═════ Source excerpt

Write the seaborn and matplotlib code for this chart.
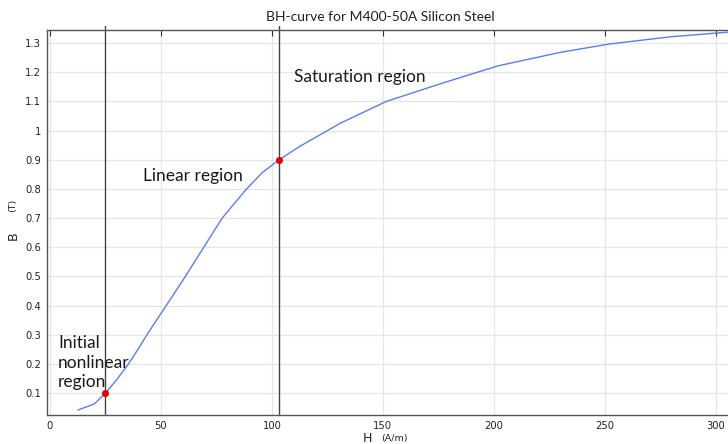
import matplotlib
matplotlib.use("Agg")
import matplotlib.pyplot as plt
import seaborn as sns
import pandas as pd

# BH curve data
H_vals = [12.6, 20.0, 25.0, 30.0, 35.4, 39.5, 43.7, 48.0, 52.4, 61.0, 69.3,
          77.6, 88.0, 95.5, 103.2, 113.0, 131.0, 151.5, 177.7, 201.8, 229.7,
          252.0, 280.0, 306.0]
B_vals = [0.042, 0.063, 0.100, 0.145, 0.200, 0.248, 0.300, 0.350, 0.400,
          0.500, 0.600, 0.700, 0.795, 0.855, 0.900, 0.948, 1.026, 1.100,
          1.165, 1.222, 1.268, 1.297, 1.322, 1.338]

# region boundary points
boundary_H = [25.0, 103.2]
boundary_B = [0.100, 0.900]

x_ticks = [0, 50, 100, 150, 200, 250, 300]
y_ticks = [0.1, 0.2, 0.3, 0.4, 0.5, 0.6, 0.7, 0.8, 0.9, 1.0, 1.1, 1.2, 1.3]
y_tick_labels = ["0.1", "0.2", "0.3", "0.4", "0.5", "0.6", "0.7", "0.8",
                 "0.9", "1", "1.1", "1.2", "1.3"]

region_labels = ["Initial\nnonlinear\nregion", "Linear region", "Saturation region"]
region_pos = [(3.6, 0.205), (42.0, 0.845), (110.0, 1.183)]

title = "BH-curve for M400-50A Silicon Steel"

sns.set_style("white")
plt.rcParams['font.family'] = ['DejaVu Sans']

df = pd.DataFrame({"H": H_vals, "B": B_vals})
pts = pd.DataFrame({"H": boundary_H, "B": boundary_B})

fig = plt.figure(figsize=(7.28, 4.44), dpi=100)
ax = fig.add_axes([0.064, 0.0653, 0.936, 0.8671])

ax.grid(True, color="#e6e6e6", linewidth=0.9)
ax.set_axisbelow(True)

for hb in boundary_H:
    ax.axvline(hb, color="#444444", linewidth=1.0, zorder=2, clip_on=False,
               ymin=0, ymax=1.01)

sns.lineplot(data=df, x="H", y="B", ax=ax, color="#5b7cf2", linewidth=1.0,
             zorder=3, sort=False)
sns.scatterplot(data=pts, x="H", y="B", ax=ax, color="#e00000", s=22,
                edgecolor="#e00000", zorder=4)

ax.set_xlim(-1.5, 305.5)
ax.set_ylim(0.025, 1.345)
ax.set_xticks(x_ticks)
ax.set_yticks(y_ticks)
ax.set_yticklabels(y_tick_labels)
ax.tick_params(direction="in", length=4, width=0.8, color="#333333",
               labelsize=7.2, labelcolor="#222222", top=True, right=False,
               pad=4)
ax.set_xlabel("")
ax.set_ylabel("")

for side in ["left", "bottom", "top"]:
    ax.spines[side].set_color("#555555")
    ax.spines[side].set_linewidth(1.0)
ax.spines["right"].set_visible(False)

fig.text(380 / 728, 1 - 17 / 444, title, fontsize=10,
         family=["Lato", "DejaVu Sans"], color="#222222",
         ha="center", va="center")

# axis labels
fig.text(367 / 728, 1 - 438 / 444, "H", fontsize=9, ha="center", va="center",
         color="#222222")
fig.text(394 / 728, 1 - 438 / 444, "(A/m)", fontsize=6.8, ha="center",
         va="center", color="#222222")
fig.text(13 / 728, 1 - 236 / 444, "B", fontsize=9, ha="center", va="center",
         rotation=90, color="#222222")
fig.text(13 / 728, 1 - 205 / 444, "(T)", fontsize=6.8, ha="center",
         va="center", rotation=90, color="#222222")

for lab, (hx, by) in zip(region_labels, region_pos):
    ax.text(hx, by, lab, fontsize=12.5, family=["Lato", "DejaVu Sans"],
            color="#1a1a1a", ha="left", va="center", linespacing=1.3,
            zorder=5)

fig.savefig("out.png", dpi=100)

══════════

Pictures stay out. Repeat only the lines from the beginning of the data through the line that has "boundary_B = [0.100, 0.900]".

→ **Finished answer**
Write the seaborn and matplotlib code for this chart.
import matplotlib
matplotlib.use("Agg")
import matplotlib.pyplot as plt
import seaborn as sns
import pandas as pd

# BH curve data
H_vals = [12.6, 20.0, 25.0, 30.0, 35.4, 39.5, 43.7, 48.0, 52.4, 61.0, 69.3,
          77.6, 88.0, 95.5, 103.2, 113.0, 131.0, 151.5, 177.7, 201.8, 229.7,
          252.0, 280.0, 306.0]
B_vals = [0.042, 0.063, 0.100, 0.145, 0.200, 0.248, 0.300, 0.350, 0.400,
          0.500, 0.600, 0.700, 0.795, 0.855, 0.900, 0.948, 1.026, 1.100,
          1.165, 1.222, 1.268, 1.297, 1.322, 1.338]

# region boundary points
boundary_H = [25.0, 103.2]
boundary_B = [0.100, 0.900]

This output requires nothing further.